Input records —

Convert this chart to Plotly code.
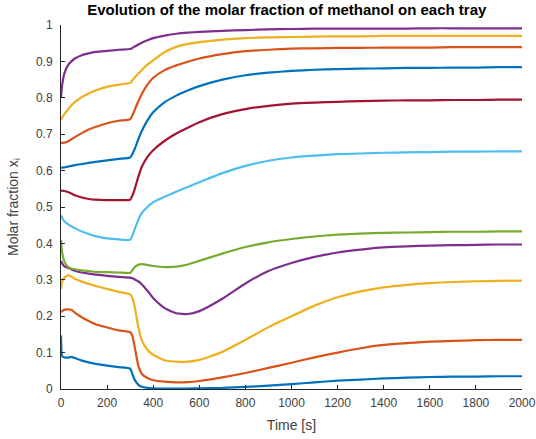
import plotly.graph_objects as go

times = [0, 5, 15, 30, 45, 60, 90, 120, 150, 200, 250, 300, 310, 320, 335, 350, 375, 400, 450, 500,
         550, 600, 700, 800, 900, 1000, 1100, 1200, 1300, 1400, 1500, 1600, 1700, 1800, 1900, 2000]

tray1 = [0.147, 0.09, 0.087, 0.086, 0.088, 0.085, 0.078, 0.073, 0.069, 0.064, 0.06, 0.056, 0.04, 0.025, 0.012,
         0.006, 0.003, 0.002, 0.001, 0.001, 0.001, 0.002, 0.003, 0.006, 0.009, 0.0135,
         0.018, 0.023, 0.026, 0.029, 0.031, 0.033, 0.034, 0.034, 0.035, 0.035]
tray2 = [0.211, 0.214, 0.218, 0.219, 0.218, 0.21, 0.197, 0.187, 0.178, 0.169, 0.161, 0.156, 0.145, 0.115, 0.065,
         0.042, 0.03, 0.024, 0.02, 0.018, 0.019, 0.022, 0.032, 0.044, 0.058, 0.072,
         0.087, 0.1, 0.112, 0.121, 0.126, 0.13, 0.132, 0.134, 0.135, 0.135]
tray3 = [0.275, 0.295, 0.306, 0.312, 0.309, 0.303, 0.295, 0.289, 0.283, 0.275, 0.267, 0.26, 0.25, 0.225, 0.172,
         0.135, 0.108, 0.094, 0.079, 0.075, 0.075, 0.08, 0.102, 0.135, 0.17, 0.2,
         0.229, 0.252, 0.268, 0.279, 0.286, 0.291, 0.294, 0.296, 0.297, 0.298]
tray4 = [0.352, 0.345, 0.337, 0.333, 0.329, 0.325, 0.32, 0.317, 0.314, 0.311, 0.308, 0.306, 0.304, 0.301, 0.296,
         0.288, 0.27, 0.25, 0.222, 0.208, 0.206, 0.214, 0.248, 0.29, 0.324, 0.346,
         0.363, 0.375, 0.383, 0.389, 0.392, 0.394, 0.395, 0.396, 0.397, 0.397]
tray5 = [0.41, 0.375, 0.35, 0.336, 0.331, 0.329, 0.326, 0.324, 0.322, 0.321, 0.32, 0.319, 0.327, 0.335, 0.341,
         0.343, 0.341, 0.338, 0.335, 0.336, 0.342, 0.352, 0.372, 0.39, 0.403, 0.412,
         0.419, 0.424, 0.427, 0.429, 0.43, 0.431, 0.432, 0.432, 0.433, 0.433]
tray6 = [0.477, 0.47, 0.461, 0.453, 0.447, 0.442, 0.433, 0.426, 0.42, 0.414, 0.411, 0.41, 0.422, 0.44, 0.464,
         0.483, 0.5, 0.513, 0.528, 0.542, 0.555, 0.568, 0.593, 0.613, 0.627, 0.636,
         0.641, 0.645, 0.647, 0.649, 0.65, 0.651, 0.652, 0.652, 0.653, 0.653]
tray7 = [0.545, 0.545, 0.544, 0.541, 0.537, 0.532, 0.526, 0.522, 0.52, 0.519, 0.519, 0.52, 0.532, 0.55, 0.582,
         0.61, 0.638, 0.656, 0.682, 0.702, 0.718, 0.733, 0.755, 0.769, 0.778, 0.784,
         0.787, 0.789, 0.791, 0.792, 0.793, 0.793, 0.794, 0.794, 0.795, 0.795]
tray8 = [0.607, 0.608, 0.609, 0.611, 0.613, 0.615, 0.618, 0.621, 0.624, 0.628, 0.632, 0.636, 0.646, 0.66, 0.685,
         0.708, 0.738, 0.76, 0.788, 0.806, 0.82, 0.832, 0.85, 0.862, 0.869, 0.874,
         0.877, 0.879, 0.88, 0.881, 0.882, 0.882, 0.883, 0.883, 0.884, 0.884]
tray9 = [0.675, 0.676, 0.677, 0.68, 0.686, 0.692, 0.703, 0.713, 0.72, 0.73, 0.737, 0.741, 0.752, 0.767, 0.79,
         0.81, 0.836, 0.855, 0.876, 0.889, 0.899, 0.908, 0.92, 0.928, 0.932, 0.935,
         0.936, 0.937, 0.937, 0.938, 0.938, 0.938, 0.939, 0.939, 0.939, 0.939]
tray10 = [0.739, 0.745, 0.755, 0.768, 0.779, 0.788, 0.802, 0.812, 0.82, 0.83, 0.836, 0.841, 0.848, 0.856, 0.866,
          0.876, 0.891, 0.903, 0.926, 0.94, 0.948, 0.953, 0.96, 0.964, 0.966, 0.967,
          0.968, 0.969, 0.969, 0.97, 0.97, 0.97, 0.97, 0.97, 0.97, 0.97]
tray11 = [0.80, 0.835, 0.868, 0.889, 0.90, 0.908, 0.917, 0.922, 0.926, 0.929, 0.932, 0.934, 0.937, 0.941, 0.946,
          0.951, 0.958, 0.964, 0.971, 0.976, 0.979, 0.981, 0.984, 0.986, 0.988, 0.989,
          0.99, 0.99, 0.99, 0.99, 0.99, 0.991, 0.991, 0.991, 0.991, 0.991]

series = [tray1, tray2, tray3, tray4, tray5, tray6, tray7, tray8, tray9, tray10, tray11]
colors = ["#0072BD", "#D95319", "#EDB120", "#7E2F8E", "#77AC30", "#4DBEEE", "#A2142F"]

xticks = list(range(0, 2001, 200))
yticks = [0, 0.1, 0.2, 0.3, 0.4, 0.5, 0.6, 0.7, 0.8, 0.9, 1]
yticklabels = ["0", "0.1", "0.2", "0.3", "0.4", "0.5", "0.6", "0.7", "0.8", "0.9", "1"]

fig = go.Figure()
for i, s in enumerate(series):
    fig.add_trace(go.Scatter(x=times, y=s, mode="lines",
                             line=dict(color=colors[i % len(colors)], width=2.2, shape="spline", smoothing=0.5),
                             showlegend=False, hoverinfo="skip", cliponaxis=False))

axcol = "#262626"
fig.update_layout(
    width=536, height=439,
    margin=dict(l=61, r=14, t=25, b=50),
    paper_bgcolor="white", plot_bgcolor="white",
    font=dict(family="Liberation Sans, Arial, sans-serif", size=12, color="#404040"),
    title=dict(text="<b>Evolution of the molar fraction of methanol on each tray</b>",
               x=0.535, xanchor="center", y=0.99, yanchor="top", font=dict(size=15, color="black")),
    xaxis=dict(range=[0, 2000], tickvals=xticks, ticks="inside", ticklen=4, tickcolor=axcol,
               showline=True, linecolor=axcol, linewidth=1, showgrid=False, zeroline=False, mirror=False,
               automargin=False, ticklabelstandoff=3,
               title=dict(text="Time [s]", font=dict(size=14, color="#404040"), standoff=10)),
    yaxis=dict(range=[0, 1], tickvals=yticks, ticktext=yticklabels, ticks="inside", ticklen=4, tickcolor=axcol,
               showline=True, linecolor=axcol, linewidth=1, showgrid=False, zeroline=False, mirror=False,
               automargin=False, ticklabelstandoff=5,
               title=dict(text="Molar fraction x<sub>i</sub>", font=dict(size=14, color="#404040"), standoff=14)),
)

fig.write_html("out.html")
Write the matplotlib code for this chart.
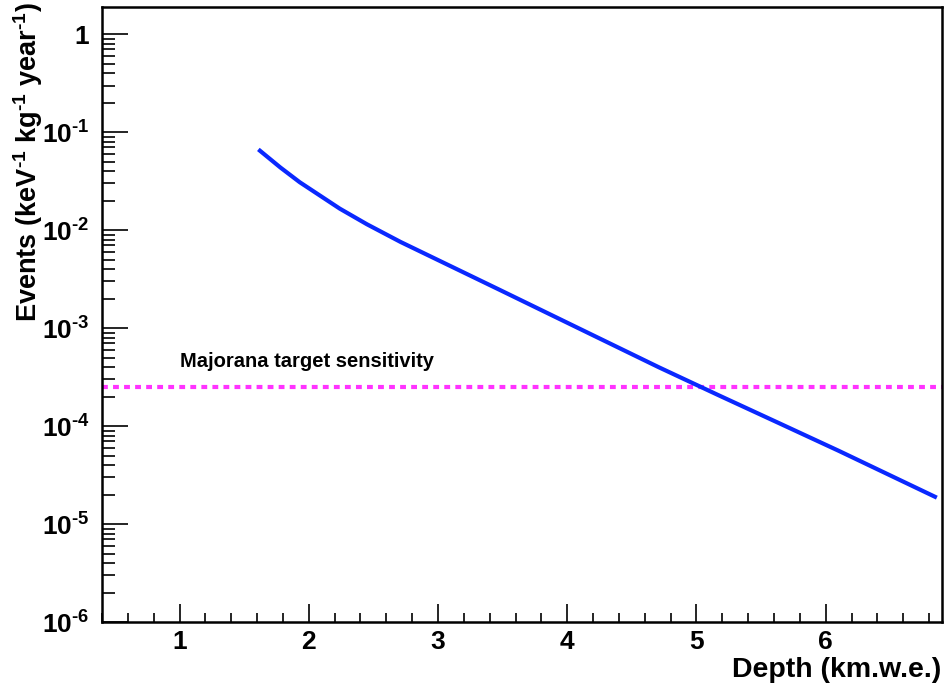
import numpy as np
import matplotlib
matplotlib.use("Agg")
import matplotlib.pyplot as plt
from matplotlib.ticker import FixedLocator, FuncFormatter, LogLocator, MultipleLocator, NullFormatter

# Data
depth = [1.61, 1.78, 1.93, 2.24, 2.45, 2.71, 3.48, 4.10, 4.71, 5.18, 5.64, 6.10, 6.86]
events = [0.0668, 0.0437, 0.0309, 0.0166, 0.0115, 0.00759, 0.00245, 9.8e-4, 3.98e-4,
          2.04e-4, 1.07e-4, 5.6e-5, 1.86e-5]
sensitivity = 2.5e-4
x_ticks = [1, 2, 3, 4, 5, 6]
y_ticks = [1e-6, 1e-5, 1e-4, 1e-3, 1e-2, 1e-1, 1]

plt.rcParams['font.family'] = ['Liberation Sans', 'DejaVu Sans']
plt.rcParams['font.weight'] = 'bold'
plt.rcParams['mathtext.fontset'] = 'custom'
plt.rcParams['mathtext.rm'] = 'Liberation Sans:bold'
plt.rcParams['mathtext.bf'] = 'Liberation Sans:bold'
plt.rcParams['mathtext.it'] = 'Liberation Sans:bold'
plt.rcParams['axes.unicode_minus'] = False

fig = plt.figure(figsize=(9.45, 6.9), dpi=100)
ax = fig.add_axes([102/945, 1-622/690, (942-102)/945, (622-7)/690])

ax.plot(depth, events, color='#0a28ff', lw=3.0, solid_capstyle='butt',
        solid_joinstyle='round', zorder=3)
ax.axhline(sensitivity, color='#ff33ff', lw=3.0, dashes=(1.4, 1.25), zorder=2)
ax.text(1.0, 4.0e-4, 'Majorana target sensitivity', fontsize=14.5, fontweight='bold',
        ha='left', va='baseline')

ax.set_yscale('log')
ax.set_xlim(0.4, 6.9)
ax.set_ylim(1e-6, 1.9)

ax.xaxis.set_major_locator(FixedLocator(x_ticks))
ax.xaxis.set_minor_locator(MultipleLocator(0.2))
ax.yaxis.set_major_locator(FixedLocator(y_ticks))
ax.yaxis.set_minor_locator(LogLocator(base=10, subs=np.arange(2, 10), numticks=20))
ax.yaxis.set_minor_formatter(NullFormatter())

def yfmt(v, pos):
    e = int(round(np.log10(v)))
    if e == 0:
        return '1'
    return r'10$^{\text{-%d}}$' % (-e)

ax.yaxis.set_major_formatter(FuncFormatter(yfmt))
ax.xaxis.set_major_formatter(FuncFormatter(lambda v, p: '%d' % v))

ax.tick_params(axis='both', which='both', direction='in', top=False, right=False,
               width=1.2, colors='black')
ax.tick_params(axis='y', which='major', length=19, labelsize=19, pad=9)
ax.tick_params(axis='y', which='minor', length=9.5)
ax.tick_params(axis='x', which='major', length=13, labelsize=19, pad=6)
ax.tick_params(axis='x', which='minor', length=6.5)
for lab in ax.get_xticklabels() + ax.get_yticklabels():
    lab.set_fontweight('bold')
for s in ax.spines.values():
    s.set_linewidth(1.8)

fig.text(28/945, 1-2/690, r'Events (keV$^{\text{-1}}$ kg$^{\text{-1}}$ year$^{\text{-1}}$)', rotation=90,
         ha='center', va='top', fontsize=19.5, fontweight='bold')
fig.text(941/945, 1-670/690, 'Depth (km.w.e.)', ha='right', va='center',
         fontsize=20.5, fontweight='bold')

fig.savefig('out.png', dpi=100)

Direction —
Reproduce exactly the run of lines that opens the listing and closes with the line holding "1800, 1900, 2000]". Pictures are excluded.

Output below —
Convert this chart to Plotly code.
import plotly.graph_objects as go

times = [0, 5, 15, 30, 45, 60, 90, 120, 150, 200, 250, 300, 310, 320, 335, 350, 375, 400, 450, 500,
         550, 600, 700, 800, 900, 1000, 1100, 1200, 1300, 1400, 1500, 1600, 1700, 1800, 1900, 2000]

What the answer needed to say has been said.